2. Ensure major rail projects are prioritised and delivered
Heathrow has committed to continued support of Network Rail to deliver Western Rail Link to Heathrow which would enable 1 million passengers in the Reading and Slough area a quick, reliable and car-free connection to Heathrow.

3. Welcome more public transport services
Many people need to access the airport at night including airport staff arriving for early shifts and passengers for the first flights out in the mornings. Heathrow will work with Transport for London to introduce a 24 hour tube and bus service between west London and the airport.

4. Shift airport employees on to public transport
Make it easier for the 76,000 Heathrow employees to get to and from work, educating them on available transport options such as car-sharing, public transport discounts and encouraging employees to cycle to and from work.

5. Help local authorities deliver their local transport priorities
Over the past ten years, Heathrow has spent over £25 million on projects to increase public transport use and reduce car dependency. Heathrow will work with local authorities, handing over£1 million to help them unlock potential schemes to reduce emissions. The work with local authorities will also include a new plan to make sure that minicabs limit their impact on the local community.

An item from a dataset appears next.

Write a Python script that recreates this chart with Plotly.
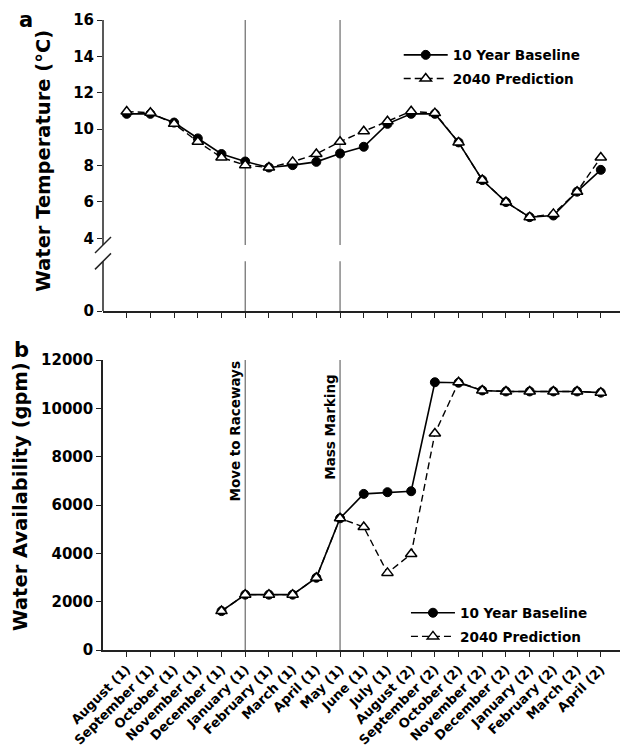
import plotly.graph_objects as go

# ---------------- data ----------------
CATEGORIES = ["August (1)", "September (1)", "October (1)", "November (1)", "December (1)",
              "January (1)", "February (1)", "March (1)", "April (1)", "May (1)", "June (1)",
              "July (1)", "August (2)", "September (2)", "October (2)", "November (2)",
              "December (2)", "January (2)", "February (2)", "March (2)", "April (2)"]

TEMP_BASELINE = [10.84, 10.84, 10.36, 9.49, 8.63, 8.22, 7.89, 8.02, 8.2, 8.66, 9.03,
                 10.29, 10.84, 10.84, 9.27, 7.2, 5.99, 5.16, 5.25, 6.56, 7.76]
TEMP_2040 = [10.97, 10.9, 10.29, 9.31, 8.44, 8.02, 7.89, 8.2, 8.63, 9.31, 9.88,
             10.43, 10.98, 10.88, 9.27, 7.2, 5.99, 5.16, 5.34, 6.56, 8.44]

FLOW_BASELINE = [None, None, None, None, 1610, 2290, 2290, 2290, 2990, 5450, 6460,
                 6530, 6570, 11080, 11060, 10740, 10700, 10700, 10700, 10700, 10650]
FLOW_2040 = [None, None, None, None, 1610, 2290, 2290, 2290, 2990, 5450, 5090,
             3190, 3970, 8960, 11080, 10740, 10700, 10700, 10700, 10700, 10650]

TEMP_TICKS = [0, 4, 6, 8, 10, 12, 14, 16]
FLOW_TICKS = [0, 2000, 4000, 6000, 8000, 10000, 12000]

EVENTS = ["January (1)", "May (1)"]
EVENT_LABELS = ["Move to Raceways", "Mass Marking"]
EVENT_LABEL_Y = [9050, 9200]

SERIES_NAMES = ["10 Year Baseline", "2040 Prediction"]

# axis break (top panel), in data units
BREAK_LOW, BREAK_HIGH = 2.73, 3.63

FONT = "DejaVu Sans"
AX = "#222222"
EV = "#6a6a6a"

fig = go.Figure()

def add_pair(xa, ya, base, pred, legend):
    fig.add_trace(go.Scatter(
        x=CATEGORIES, y=base, name=SERIES_NAMES[0], mode="lines+markers",
        xaxis=xa, yaxis=ya, legend=legend, legendgroup=legend + "a",
        line=dict(color="black", width=1.6),
        marker=dict(symbol="circle", size=9, color="black", line=dict(color="black", width=1)),
    ))
    fig.add_trace(go.Scatter(
        x=CATEGORIES, y=pred, name=SERIES_NAMES[1], mode="lines+markers",
        xaxis=xa, yaxis=ya, legend=legend, legendgroup=legend + "b",
        line=dict(color="black", width=1.4, dash="7px,4px"),
        marker=dict(symbol="triangle-up", size=10, color="white", line=dict(color="black", width=1.5)),
    ))

add_pair("x", "y", TEMP_BASELINE, TEMP_2040, "legend")
add_pair("x2", "y2", FLOW_BASELINE, FLOW_2040, "legend2")

shapes = []
# broken y axis line for top panel
for y0, y1 in [(0, BREAK_LOW), (BREAK_HIGH, TEMP_TICKS[-1])]:
    shapes.append(dict(type="line", xref="x domain", yref="y", x0=0, x1=0, y0=y0, y1=y1,
                       line=dict(color=AX, width=1.5)))
for yb in [BREAK_LOW, BREAK_HIGH]:
    shapes.append(dict(type="line", xref="x domain", yref="y", xsizemode="pixel", ysizemode="pixel",
                       xanchor=0, yanchor=yb, x0=-8, x1=8, y0=-8, y1=8,
                       line=dict(color=AX, width=1.5)))
# event lines
for ev in EVENTS:
    xi = CATEGORIES.index(ev)
    for y0, y1 in [(0, BREAK_LOW), (BREAK_HIGH, TEMP_TICKS[-1])]:
        shapes.append(dict(type="line", xref="x", yref="y", x0=xi, x1=xi, y0=y0, y1=y1,
                           line=dict(color=EV, width=1.2), layer="below"))
    shapes.append(dict(type="line", xref="x2", yref="y2", x0=xi, x1=xi, y0=0, y1=FLOW_TICKS[-1],
                       line=dict(color=EV, width=1.2), layer="below"))

annotations = []
for ev, lab, yv in zip(EVENTS, EVENT_LABELS, EVENT_LABEL_Y):
    annotations.append(dict(x=ev, y=yv, xref="x2", yref="y2", text=lab, textangle=-90,
                            showarrow=False, xanchor="right", yanchor="middle", xshift=0,
                            font=dict(family=FONT, size=13.5, color="black", weight="bold")))
# axis titles
annotations.append(dict(x=-0.115, y=0.776, xref="paper", yref="paper", text="Water Temperature (°C)",
                        textangle=-90, showarrow=False, xanchor="center", yanchor="middle",
                        font=dict(family=FONT, size=19.5, color="black", weight="bold")))
annotations.append(dict(x=-0.16, y=0.2435, xref="paper", yref="paper", text="Water Availability (gpm)",
                        textangle=-90, showarrow=False, xanchor="center", yanchor="middle",
                        font=dict(family=FONT, size=19.5, color="black", weight="bold")))
# panel letters
annotations.append(dict(x=-0.148, y=1.0, xref="paper", yref="paper", text="a", showarrow=False,
                        xanchor="center", yanchor="middle",
                        font=dict(family=FONT, size=21, color="black", weight="bold")))
annotations.append(dict(x=-0.158, y=0.4765, xref="paper", yref="paper", text="b", showarrow=False,
                        xanchor="center", yanchor="middle",
                        font=dict(family=FONT, size=21, color="black", weight="bold")))

xcommon = dict(type="category", categoryarray=CATEGORIES, range=[-1, 20.81],
               showline=True, linecolor=AX, linewidth=1.5, ticks="outside", ticklen=5,
               tickwidth=1.2, tickcolor=AX, showgrid=False, zeroline=False, fixedrange=True)

legend_common = dict(xanchor="left", yanchor="top", bgcolor="rgba(0,0,0,0)",
                     font=dict(family=FONT, size=13.6, color="black", weight="bold"),
                     itemwidth=44, tracegroupgap=3, traceorder="grouped")

fig.update_layout(
    width=620, height=748,
    margin=dict(l=103, r=0, t=20, b=93),
    paper_bgcolor="white", plot_bgcolor="white",
    font=dict(family=FONT, color="black"),
    xaxis=dict(**xcommon, anchor="y", domain=[0, 1], showticklabels=False),
    yaxis=dict(domain=[0.5381, 1], range=[0, 16], tickvals=TEMP_TICKS, ticks="outside",
               ticklen=5, tickwidth=1.2, tickcolor=AX, showline=False, showgrid=False,
               zeroline=False, tickfont=dict(family=FONT, size=15, color="black", weight="bold")),
    xaxis2=dict(**xcommon, anchor="y2", domain=[0, 1], tickangle=-45,
                tickfont=dict(family=FONT, size=13, color="black", weight="bold")),
    yaxis2=dict(domain=[0, 0.4603], range=[0, 12000], tickvals=FLOW_TICKS, tickformat="d",
                ticks="outside", ticklen=5, tickwidth=1.2, tickcolor=AX, showline=True,
                linecolor=AX, linewidth=1.5, showgrid=False, zeroline=False,
                tickfont=dict(family=FONT, size=15, color="black", weight="bold")),
    legend=dict(**legend_common, x=0.572, y=0.969),
    legend2=dict(**legend_common, x=0.586, y=0.0835),
    shapes=shapes,
    annotations=annotations,
    showlegend=True,
)

fig.write_html("out.html")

New public transport infrastructure such as Crossrail, HS2, Western Rail Access, Southern Rail Access and upgrades to the Piccadilly Line could enable 15 million more passengers to use public transport to access Heathrow by 2030 – totalling 50% of passengers. This, along with measures to encourage sustainable transport by employees, makes it possible to deliver an additional, runway without increasing airport-related traffic on the road.

“Heathrow is already the UK’s best connected transport hub. We have the UK’s biggest bus and coach station, the Piccadilly line and Heathrow Express,” Heathrow Chief Executive John Holland-Kaye said.

“Over 40% of passengers come to the airport by public transport today. With this plan we can take more cars off the road and make it easier for people to access the UK’s only Hub airport."